# Kurt vise lift



## fillister (Feb 20, 2017)

Getting older is a pain, just tired of lifting the vise off of the mill and carrying it over to a free table top. I had this old heavy duty wall mount for a plasma tv and a day to play. Mounted the articulating arm to the column of my drill press "it's on wheels" bent the plate on my press break and a little lathe work and in a short time its all done


----------



## dulltool17 (Feb 20, 2017)

Very Nice.  Efficient re-purposing too!


----------



## sanddan (Feb 20, 2017)

Love it. Nice job and shop.


----------



## tweinke (Feb 20, 2017)

Looks like a real back saver to me!


----------



## fillister (Feb 20, 2017)

dulltool17 said:


> Very Nice.  Efficient re-purposing too!


thanks' it just seemed to have a use, but you can only save so much stuff!


----------



## fillister (Feb 20, 2017)

sanddan said:


> Love it. Nice job and shop.


Thanks, It's all about saving space and using what you have.


----------



## Sewdude (Feb 21, 2017)

That was a great idea! You will be very happy every time you move your vise.


----------



## jmarkwolf (Jan 28, 2018)

I decided to do something similar to Fillister.

I originally built the handle, in the foreground, that clamped between the jaws of my 6" Kurt, which made it a little easier to lift. But I've since acquired a Skyhook crane that can do the lifting for me, saving my back.

I had the aluminum angle and the lifting eye lying around. Just needed to buy the 1/2-13 hardware, so it cost very little.

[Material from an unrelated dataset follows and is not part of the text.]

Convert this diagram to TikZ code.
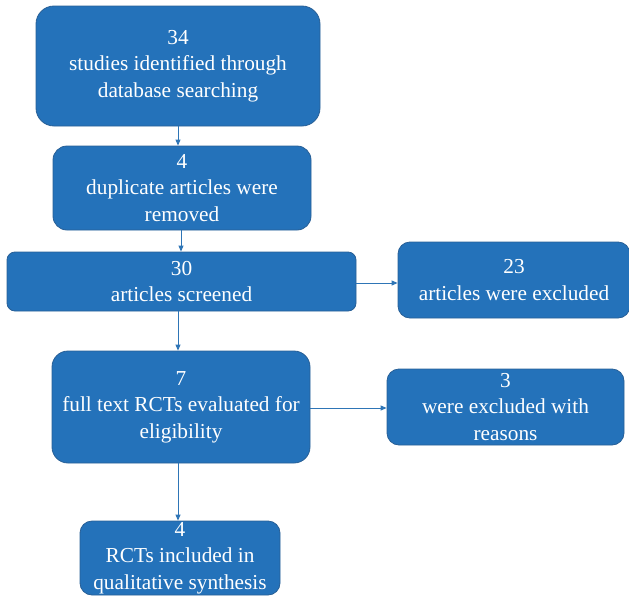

I eye-balled the CG balance point, and left some room if I need to relocate the lifting eye. The next time I need to move the vise off the table I'll get a good read on the CG.


----------



## kd4gij (Jan 28, 2018)

fillister said:


> Getting older is a pain, just tired of lifting the vise off of the mill and carrying it over to a free table top. I had this old heavy duty wall mount for a plasma tv and a day to play. Mounted the articulating arm to the column of my drill press "it's on wheels" bent the plate on my press break and a little lathe work and in a short time its all done
> 
> View attachment 226845
> View attachment 226846
> ...




Looks like an old craftsman vacuum in the last pic.


----------



## benmychree (Jan 28, 2018)

jmarkwolf said:


> I decided to do something similar to Fillister.
> 
> I originally built the handle, in the foreground, that clamped between the jaws of my 6" Kurt, which made it a little easier to lift. But I've since acquired a Skyhook crane that can do the lifting for me, saving my back.
> 
> ...


----------



## Ulma Doctor (Jan 28, 2018)

Hi filister,
that's a sweet vice lift rig you got there.
well done!!!


----------



## rwm (Jan 28, 2018)

All ya'll need a forkift!




Robert


----------



## middle.road (Jan 30, 2018)

rwm said:


> All ya'll need a forkift!
> 
> Robert


However, firstly you have to have aisles that are wide enough. 
I've boogered up the layout of the shop so bad that I have to turn sideways in a couple places.
Space, never enough of it for some folks...


----------